World

Poem: 01.05.16

At the New Year, the list genre returns with a vengeance when people make their annual resolutions. Laynie Browne’s list poem follows the usual form with its numbers and occasional imperative. Browne’s list, however, is an anti-list, a list for the imagination and strangeness, asking the reader to misplace the year, to avoid the dangers of beginnings, to “Refuse to look at detailed maps.” In the new year, Browne’s speaker isn’t looking for the usual pedestrian and mundane resolutions that we name for ourselves, such as losing weight or saving money. Instead, her resolutions argue for openness, freedom from the past, the self and the known, for something unknown and magical. Selected by Victoria Chang

Credit…Illustration by R. O. Blechman

01.05.16

By Laynie Browne

1. Misplacing the year is useful.

2. Pretext may grow into medicine.

3. Ignore numbers until they become secret persons.

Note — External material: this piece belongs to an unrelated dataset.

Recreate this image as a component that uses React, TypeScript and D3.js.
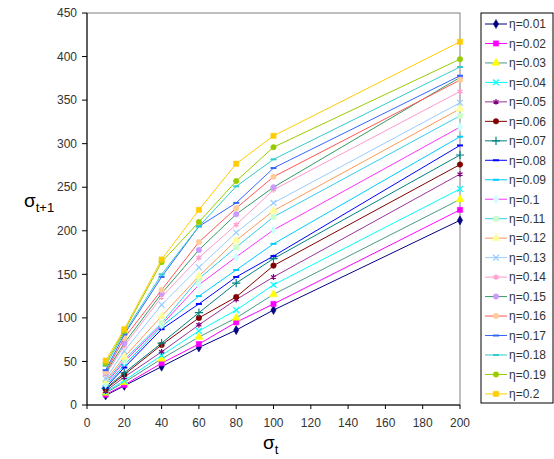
import * as d3 from "d3";

// sigma_t values on the x axis
const sigmaT = [10, 20, 40, 60, 80, 100, 200];

const etaLabels = [
  "η=0.01", "η=0.02", "η=0.03", "η=0.04", "η=0.05",
  "η=0.06", "η=0.07", "η=0.08", "η=0.09", "η=0.1",
  "η=0.11", "η=0.12", "η=0.13", "η=0.14", "η=0.15",
  "η=0.16", "η=0.17", "η=0.18", "η=0.19", "η=0.2",
];

// sigma_{t+1} for each eta
const sigmaNext = [
  [11, 22, 44, 66, 86, 109, 212],
  [12, 23, 48, 70, 95, 116, 224],
  [14, 26, 53, 78, 100, 127, 236],
  [15, 28, 57, 85, 109, 138, 248],
  [16, 32, 61, 92, 121, 147, 265],
  [18, 35, 69, 100, 124, 160, 276],
  [19, 37, 71, 106, 140, 168, 287],
  [20, 43, 87, 116, 147, 171, 298],
  [22, 46, 90, 125, 155, 185, 308],
  [24, 50, 92, 138, 170, 201, 319],
  [26, 52, 94, 145, 181, 216, 332],
  [28, 55, 102, 148, 189, 223, 340],
  [30, 62, 115, 158, 198, 232, 347],
  [35, 68, 124, 169, 207, 247, 360],
  [37, 71, 128, 178, 219, 250, 376],
  [38, 77, 132, 187, 226, 262, 373],
  [40, 81, 147, 205, 232, 272, 378],
  [45, 83, 150, 205, 251, 282, 388],
  [48, 85, 164, 210, 257, 296, 397],
  [51, 87, 167, 224, 277, 309, 417],
];

const lineColors = [
  "#000080", "#ff00ff", "#4a9a86", "#00ffff", "#993399",
  "#800000", "#008080", "#0000ff", "#00ccff", "#ff33ff",
  "#33ccee", "#ff9955", "#99ccff", "#ff99cc", "#339966",
  "#ff5555", "#3366ff", "#33cccc", "#99cc00", "#ffcc00",
];

const markerColors = [
  "#000080", "#ff00ff", "#ffff00", "#00ffff", "#800080",
  "#800000", "#008080", "#0000ff", "#00ccff", "#ccffff",
  "#ccffcc", "#ffff99", "#99ccff", "#ff99cc", "#cc99ff",
  "#ffcc99", "#3366ff", "#33cccc", "#99cc00", "#ffcc00",
];

const markerShapes = [
  "diamond", "square", "triangle", "times", "asterisk",
  "circle", "plus", "dash", "dash", "diamond",
  "square", "triangle", "times", "asterisk", "circle",
  "circle", "dash", "dash", "circle", "square",
];

const xTicks = d3.range(0, 201, 20);
const yTicks = d3.range(0, 451, 50);

const W = 554, H = 459;
const plot = { left: 87, right: 460, top: 13, bottom: 405 };
const legendBox = { x: 481, y: 13, w: 72, h: 390 };

const x = d3.scaleLinear().domain([0, 200]).range([plot.left, plot.right]);
const y = d3.scaleLinear().domain([0, 450]).range([plot.bottom, plot.top]);

const line = d3.line<number>()
  .x((_, i) => x(sigmaT[i]))
  .y((d) => y(d));

const Marker = ({ shape, color, cx, cy }: { shape: string; color: string; cx: number; cy: number }) => {
  const t = `translate(${cx},${cy})`;
  if (shape === "dash") {
    return <line x1={cx - 3} x2={cx + 3} y1={cy} y2={cy} stroke={color} strokeWidth={2} />;
  }
  if (shape === "times" || shape === "plus" || shape === "asterisk") {
    const sym = shape === "times" ? d3.symbolTimes : shape === "plus" ? d3.symbolPlus : d3.symbolAsterisk;
    return <path transform={t} d={d3.symbol(sym, 24)() as string} fill="none" stroke={color} strokeWidth={1.2} />;
  }
  const sym = shape === "diamond" ? d3.symbolDiamond
    : shape === "square" ? d3.symbolSquare
    : shape === "triangle" ? d3.symbolTriangle
    : d3.symbolCircle;
  const size = shape === "square" ? 28 : shape === "triangle" ? 28 : 24;
  return <path transform={t} d={d3.symbol(sym, size)() as string} fill={color} stroke={color} strokeWidth={0.5} />;
};

export default function App() {
  const itemStep = 19.47;
  return (
    <svg width={W} height={H} style={{ position: "absolute", left: 0, top: 0, background: "#fff" }}
      fontFamily="Arial, 'Liberation Sans', sans-serif">
      {/* plot frame */}
      <rect x={plot.left} y={plot.top} width={plot.right - plot.left} height={plot.bottom - plot.top}
        fill="none" stroke="#808080" strokeWidth={1} />
      <line x1={plot.left} x2={plot.left} y1={plot.top} y2={plot.bottom} stroke="#000" />
      <line x1={plot.left} x2={plot.right} y1={plot.bottom} y2={plot.bottom} stroke="#000" />

      {/* y axis */}
      {yTicks.map((t) => (
        <g key={"y" + t}>
          <line x1={plot.left - 5} x2={plot.left} y1={y(t)} y2={y(t)} stroke="#000" />
          <text x={plot.left - 10} y={y(t)} dy="0.35em" textAnchor="end" fontSize={12} fill="#333">{t}</text>
        </g>
      ))}
      {/* x axis */}
      {xTicks.map((t) => (
        <g key={"x" + t}>
          <line x1={x(t)} x2={x(t)} y1={plot.bottom} y2={plot.bottom + 4} stroke="#000" />
          <text x={x(t)} y={plot.bottom + 22} textAnchor="middle" fontSize={12} fill="#333">{t}</text>
        </g>
      ))}

      {/* axis titles */}
      <text x={24} y={207} fontSize={19} fill="#000">σ<tspan fontSize={13} dy={5}>t+1</tspan></text>
      <text x={263} y={449} fontSize={19} fill="#000">σ<tspan fontSize={13} dy={5}>t</tspan></text>

      {/* series */}
      {sigmaNext.map((vals, s) => (
        <g key={"s" + s}>
          <path d={line(vals) as string} fill="none" stroke={lineColors[s]} strokeWidth={1} />
          {vals.map((v, i) => (
            <Marker key={i} shape={markerShapes[s]} color={markerColors[s]} cx={x(sigmaT[i])} cy={y(v)} />
          ))}
        </g>
      ))}

      {/* legend */}
      <rect x={legendBox.x} y={legendBox.y} width={legendBox.w} height={legendBox.h} fill="#fff" stroke="#000" />
      {etaLabels.map((lab, s) => {
        const cy = 24 + s * itemStep;
        return (
          <g key={"l" + s}>
            <line x1={485} x2={507} y1={cy} y2={cy} stroke={lineColors[s]} strokeWidth={1} />
            <Marker shape={markerShapes[s]} color={markerColors[s]} cx={496} cy={cy} />
            <text x={509} y={cy} dy="0.36em" fontSize={12} fill="#333">{lab}</text>
          </g>
        );
      })}
    </svg>
  );
}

4. Pour out this metal thermos. But it isn’t a thermos, that’s just an
image to help you physicalize an intellectual process.

5. If you want to transform a book you’ll need ingredients.

6. Read lines from an enchantress when you want to be a bird.

7. Ingest liquid prose when you prefer to be fluid.

8. A good title only proves you have work ahead of you.

9. Remembering your potency impels me further. I want to be im-
paled by a poem.

10. Beginning is always precarious. Avoid snow-covered terrain and
long-haired ponies. Avoid skipping ahead, as I’ve inadvertently just
done.

11. Return to certain constitutional texts when you need protection.

12. Refuse to look at detailed maps. You don’t need to know the fu-
ture.

13. Your headache isn’t fake — but pretend if you can.

14. Fantasize that for the next six hours you will not stop.

15. All pain will end almost immediately.

16. If you are able to endure forgetfulness.

17. Welcome imperfection as you would a cup of tea served to you
by a beautiful, devoted attendant.

18. Your attendant will stay as long as you like.

19. When lost, reread these instructions.

20. Don’t speak.

21. Ecstatic impulse is now.

22. Continuously — you.


Victoria Chang is a poet whose latest book of poems is “The Trees Witness Everything” (Copper Canyon Press, 2022). Her fifth book of poems, “Obit” (2020), was named a New York Times Notable Book and a Time Must-Read. She lives in Los Angeles and teaches in Antioch University’s M.F.A. program. Laynie Browne is the author of many books including “Translation of the Lilies Back Into Lists” (Wave Books 2022) in which this poem appears, “In Garments Worn by Lindens” (Tender Buttons Press, 2019) and the anthology “A Forest on Many Stems: Essays on the Poet’s Novel” (Nightboat, 2021). She is the recipient of a Pew Fellowship, the National Poetry Series Award and the Contemporary Poetry Series Award, and teaches at the University of Pennsylvania.